Publication Date
October 2016
Abstract
This paper analyses individual pathways of Angolan commissioned officers educated in Portugal, focusing specifically on their return to their country of origin and on the features of their reinsertion in the professional life. It aims at contributing to the discussion of anthropological theories of mobility and migration, discussing issues of qualification and circulation of ‘brains’ between developed and developing countries. The analysis is based on quantitative and qualitative data obtained by conducting desk and field research. Before focusing on the strategies of these migrants returning to Angola and on the forms of (re)inclusion they mobilise particularly under the designation of ‘Portuguesinhos’, the article describes the multiple combined influences brought by the formal training and by the diverse individual learning processes triggered by the stay abroad.

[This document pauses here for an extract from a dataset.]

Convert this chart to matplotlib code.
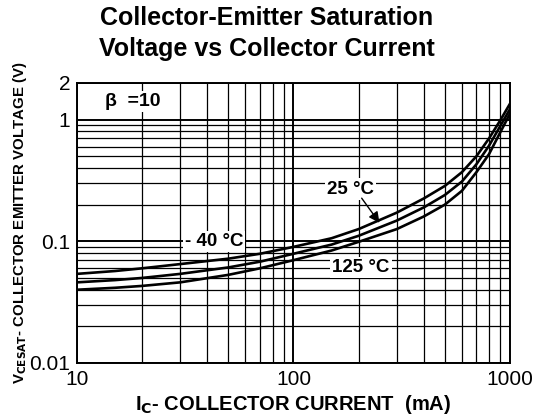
import matplotlib
matplotlib.use('Agg')
import matplotlib.pyplot as plt
from matplotlib.ticker import FixedLocator, LogLocator, NullFormatter, FixedFormatter

plt.rcParams['font.family'] = ['Liberation Sans', 'DejaVu Sans']

# collector current (mA)
ic = [10, 15, 20, 30, 50, 70, 100, 150, 200, 300, 400, 500, 600, 700, 800, 900, 1000]
# VCE(sat) (V) per temperature
vce_m40 = [0.054, 0.057, 0.060, 0.065, 0.072, 0.079, 0.090, 0.106, 0.126, 0.172, 0.225, 0.285, 0.37, 0.50, 0.70, 0.98, 1.35]
vce_25 = [0.046, 0.048, 0.050, 0.054, 0.061, 0.068, 0.079, 0.094, 0.111, 0.148, 0.190, 0.240, 0.31, 0.43, 0.61, 0.88, 1.22]
vce_125 = [0.040, 0.0415, 0.043, 0.046, 0.053, 0.060, 0.070, 0.084, 0.099, 0.126, 0.160, 0.200, 0.26, 0.37, 0.52, 0.78, 1.12]

y_ticks = [0.01, 0.1, 1, 2]
y_tick_labels = ['0.01', '0.1', '1', '2']
x_ticks = [10, 100, 1000]
x_tick_labels = ['10', '100', '1000']

fig = plt.figure(figsize=(5.34, 4.17), dpi=100)
ax = fig.add_axes([0.1442, 0.1295, 0.955 - 0.1442, 0.801 - 0.1295])

ax.set_xscale('log')
ax.set_yscale('log')
ax.set_xlim(10, 1000)
ax.set_ylim(0.01, 2)

# grid
ax.xaxis.set_major_locator(FixedLocator(x_ticks))
ax.xaxis.set_major_formatter(FixedFormatter(x_tick_labels))
ax.xaxis.set_minor_locator(LogLocator(base=10, subs=range(2, 10)))
ax.xaxis.set_minor_formatter(NullFormatter())
ax.yaxis.set_major_locator(FixedLocator(y_ticks))
ax.yaxis.set_major_formatter(FixedFormatter(y_tick_labels))
ax.yaxis.set_minor_locator(LogLocator(base=10, subs=range(2, 10)))
ax.yaxis.set_minor_formatter(NullFormatter())

ax.grid(which='minor', color='black', linewidth=0.9)
ax.grid(which='major', color='black', linewidth=1.4)
ax.tick_params(which='both', length=0, labelsize=15, pad=5)
for s in ax.spines.values():
    s.set_linewidth(1.4)

for v in (vce_m40, vce_25, vce_125):
    ax.plot(ic, v, color='black', linewidth=1.9, zorder=3)

box = dict(facecolor='white', edgecolor='none', pad=1.5)
ax.text(18, 1.41, '\u03b2  =10', fontsize=14, fontweight='bold', ha='center', va='center', bbox=box, zorder=4)
ax.text(43, 0.1, '- 40 \u00b0C', fontsize=13.5, fontweight='bold', ha='center', va='center', bbox=box, zorder=4)
ax.text(184, 0.269, '25 \u00b0C', fontsize=13.5, fontweight='bold', ha='center', va='center', bbox=box, zorder=4)
ax.text(205, 0.061, '125 \u00b0C', fontsize=13.5, fontweight='bold', ha='center', va='center', bbox=box, zorder=4)
ax.annotate('', xy=(254, 0.136), xytext=(203, 0.236),
            arrowprops=dict(arrowstyle='-|>', color='black', lw=1.0, mutation_scale=16), zorder=5)

fig.text(0.5, 0.985, 'Collector-Emitter Saturation\nVoltage vs Collector Current',
         ha='center', va='top', fontsize=18, fontweight='bold', linespacing=1.35)
ax.set_xlabel(r'I$_{\mathbf{C}}$- COLLECTOR CURRENT  (mA)', fontsize=14.5, fontweight='bold', labelpad=3)
ax.set_ylabel(r'V$_{\mathbf{CESAT}}$- COLLECTOR EMITTER VOLTAGE (V)', fontsize=10.8, fontweight='bold', labelpad=0)

fig.savefig('out.png', dpi=100)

It starts with an introduction to migration and higher education in Africa, highlighting the characteristics of ‘brain’ circulation and then describes the changes that the Angolan police went through in the last decades, providing the background for the analysis of the types of training and policing models involved and in processes of transformation. Return to Angola after training abroad involves dealing with a changing society emerging from war, where presently there is a combination of models and types of training and performance in the specific police activity. This calls for the elaboration of strategies to deal simultaneously with the individual, the organisational and the societal conditions and consequently provides an important viewpoint of the processes of transformation of the Angolan society and institutions.